> [YOUR OBJECTIVE]: Transcribe the material verbatim in full; the pictures do not belong in the copy.
%%
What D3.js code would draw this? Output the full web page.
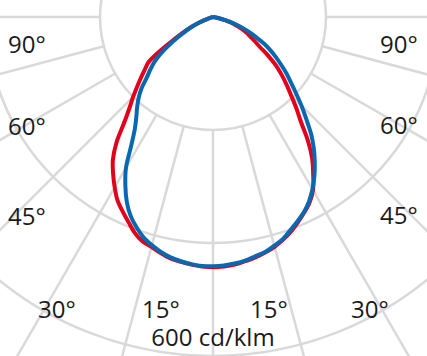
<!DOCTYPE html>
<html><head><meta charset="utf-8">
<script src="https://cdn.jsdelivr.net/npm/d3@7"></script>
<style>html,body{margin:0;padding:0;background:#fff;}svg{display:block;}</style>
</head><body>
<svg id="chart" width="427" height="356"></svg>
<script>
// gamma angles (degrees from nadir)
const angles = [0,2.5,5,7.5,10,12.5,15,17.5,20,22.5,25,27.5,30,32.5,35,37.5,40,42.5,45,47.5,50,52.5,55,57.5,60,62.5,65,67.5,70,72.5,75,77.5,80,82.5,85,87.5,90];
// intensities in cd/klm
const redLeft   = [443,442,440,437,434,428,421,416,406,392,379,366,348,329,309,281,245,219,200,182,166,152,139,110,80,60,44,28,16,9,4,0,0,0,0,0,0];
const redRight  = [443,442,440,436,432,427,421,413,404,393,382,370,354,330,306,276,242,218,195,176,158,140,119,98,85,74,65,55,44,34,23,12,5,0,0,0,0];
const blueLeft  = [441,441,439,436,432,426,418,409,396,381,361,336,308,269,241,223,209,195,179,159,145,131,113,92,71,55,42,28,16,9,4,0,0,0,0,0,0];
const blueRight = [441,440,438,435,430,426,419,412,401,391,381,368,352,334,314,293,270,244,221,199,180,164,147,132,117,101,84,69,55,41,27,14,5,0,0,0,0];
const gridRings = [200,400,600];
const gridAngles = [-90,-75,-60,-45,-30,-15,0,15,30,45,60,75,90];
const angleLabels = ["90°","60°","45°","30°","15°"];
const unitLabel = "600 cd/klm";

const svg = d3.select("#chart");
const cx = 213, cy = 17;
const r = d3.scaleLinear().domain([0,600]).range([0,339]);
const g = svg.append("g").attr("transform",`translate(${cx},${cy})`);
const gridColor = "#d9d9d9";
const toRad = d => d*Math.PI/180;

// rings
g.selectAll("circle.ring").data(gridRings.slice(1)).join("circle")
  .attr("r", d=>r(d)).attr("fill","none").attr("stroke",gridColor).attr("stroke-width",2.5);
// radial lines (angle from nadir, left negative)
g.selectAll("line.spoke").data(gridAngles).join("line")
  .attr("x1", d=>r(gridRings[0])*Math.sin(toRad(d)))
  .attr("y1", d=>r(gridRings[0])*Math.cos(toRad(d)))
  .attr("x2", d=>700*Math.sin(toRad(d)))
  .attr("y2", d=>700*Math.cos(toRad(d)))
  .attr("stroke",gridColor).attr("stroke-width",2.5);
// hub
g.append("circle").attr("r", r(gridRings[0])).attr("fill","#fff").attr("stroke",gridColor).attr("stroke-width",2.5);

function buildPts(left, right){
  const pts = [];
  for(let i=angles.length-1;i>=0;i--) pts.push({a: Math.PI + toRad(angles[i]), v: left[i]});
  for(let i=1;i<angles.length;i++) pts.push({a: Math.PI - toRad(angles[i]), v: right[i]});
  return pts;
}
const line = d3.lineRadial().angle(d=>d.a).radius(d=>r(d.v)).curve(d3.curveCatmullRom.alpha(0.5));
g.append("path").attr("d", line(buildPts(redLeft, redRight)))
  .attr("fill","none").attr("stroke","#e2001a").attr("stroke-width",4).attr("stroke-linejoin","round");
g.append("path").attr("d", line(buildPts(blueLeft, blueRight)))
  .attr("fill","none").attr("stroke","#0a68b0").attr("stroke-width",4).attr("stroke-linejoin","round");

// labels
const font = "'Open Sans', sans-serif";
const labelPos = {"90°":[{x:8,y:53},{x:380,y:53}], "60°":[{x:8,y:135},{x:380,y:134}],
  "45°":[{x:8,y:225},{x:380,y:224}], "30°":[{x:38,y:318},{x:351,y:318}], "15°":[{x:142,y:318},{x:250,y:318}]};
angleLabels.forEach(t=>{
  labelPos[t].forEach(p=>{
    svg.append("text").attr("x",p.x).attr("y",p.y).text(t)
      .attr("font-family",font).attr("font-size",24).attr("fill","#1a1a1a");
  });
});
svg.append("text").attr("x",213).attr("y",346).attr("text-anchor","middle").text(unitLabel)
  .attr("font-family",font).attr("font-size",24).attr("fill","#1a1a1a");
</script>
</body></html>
%%
> [CORRECT RESULT]:
What D3.js code would draw this? Output the full web page.
<!DOCTYPE html>
<html><head><meta charset="utf-8">
<script src="https://cdn.jsdelivr.net/npm/d3@7"></script>
<style>html,body{margin:0;padding:0;background:#fff;}svg{display:block;}</style>
</head><body>
<svg id="chart" width="427" height="356"></svg>
<script>
// gamma angles (degrees from nadir)
const angles = [0,2.5,5,7.5,10,12.5,15,17.5,20,22.5,25,27.5,30,32.5,35,37.5,40,42.5,45,47.5,50,52.5,55,57.5,60,62.5,65,67.5,70,72.5,75,77.5,80,82.5,85,87.5,90];
// intensities in cd/klm
const redLeft   = [443,442,440,437,434,428,421,416,406,392,379,366,348,329,309,281,245,219,200,182,166,152,139,110,80,60,44,28,16,9,4,0,0,0,0,0,0];
const redRight  = [443,442,440,436,432,427,421,413,404,393,382,370,354,330,306,276,242,218,195,176,158,140,119,98,85,74,65,55,44,34,23,12,5,0,0,0,0];
const blueLeft  = [441,441,439,436,432,426,418,409,396,381,361,336,308,269,241,223,209,195,179,159,145,131,113,92,71,55,42,28,16,9,4,0,0,0,0,0,0];
const blueRight = [441,440,438,435,430,426,419,412,401,391,381,368,352,334,314,293,270,244,221,199,180,164,147,132,117,101,84,69,55,41,27,14,5,0,0,0,0];
const gridRings = [200,400,600];
const gridAngles = [-90,-75,-60,-45,-30,-15,0,15,30,45,60,75,90];
const angleLabels = ["90°","60°","45°","30°","15°"];
const unitLabel = "600 cd/klm";

const svg = d3.select("#chart");
const cx = 213, cy = 17;
const r = d3.scaleLinear().domain([0,600]).range([0,339]);
const g = svg.append("g").attr("transform",`translate(${cx},${cy})`);
const gridColor = "#d9d9d9";
const toRad = d => d*Math.PI/180;

// rings
g.selectAll("circle.ring").data(gridRings.slice(1)).join("circle")
  .attr("r", d=>r(d)).attr("fill","none").attr("stroke",gridColor).attr("stroke-width",2.5);
// radial lines (angle from nadir, left negative)
g.selectAll("line.spoke").data(gridAngles).join("line")
  .attr("x1", d=>r(gridRings[0])*Math.sin(toRad(d)))
  .attr("y1", d=>r(gridRings[0])*Math.cos(toRad(d)))
  .attr("x2", d=>700*Math.sin(toRad(d)))
  .attr("y2", d=>700*Math.cos(toRad(d)))
  .attr("stroke",gridColor).attr("stroke-width",2.5);
// hub
g.append("circle").attr("r", r(gridRings[0])).attr("fill","#fff").attr("stroke",gridColor).attr("stroke-width",2.5);

function buildPts(left, right){
  const pts = [];
  for(let i=angles.length-1;i>=0;i--) pts.push({a: Math.PI + toRad(angles[i]), v: left[i]});
  for(let i=1;i<angles.length;i++) pts.push({a: Math.PI - toRad(angles[i]), v: right[i]});
  return pts;
}
const line = d3.lineRadial().angle(d=>d.a).radius(d=>r(d.v)).curve(d3.curveCatmullRom.alpha(0.5));
g.append("path").attr("d", line(buildPts(redLeft, redRight)))
  .attr("fill","none").attr("stroke","#e2001a").attr("stroke-width",4).attr("stroke-linejoin","round");
g.append("path").attr("d", line(buildPts(blueLeft, blueRight)))
  .attr("fill","none").attr("stroke","#0a68b0").attr("stroke-width",4).attr("stroke-linejoin","round");

// labels
const font = "'Open Sans', sans-serif";
const labelPos = {"90°":[{x:8,y:53},{x:380,y:53}], "60°":[{x:8,y:135},{x:380,y:134}],
  "45°":[{x:8,y:225},{x:380,y:224}], "30°":[{x:38,y:318},{x:351,y:318}], "15°":[{x:142,y:318},{x:250,y:318}]};
angleLabels.forEach(t=>{
  labelPos[t].forEach(p=>{
    svg.append("text").attr("x",p.x).attr("y",p.y).text(t)
      .attr("font-family",font).attr("font-size",24).attr("fill","#1a1a1a");
  });
});
svg.append("text").attr("x",213).attr("y",346).attr("text-anchor","middle").text(unitLabel)
  .attr("font-family",font).attr("font-size",24).attr("fill","#1a1a1a");
</script>
</body></html>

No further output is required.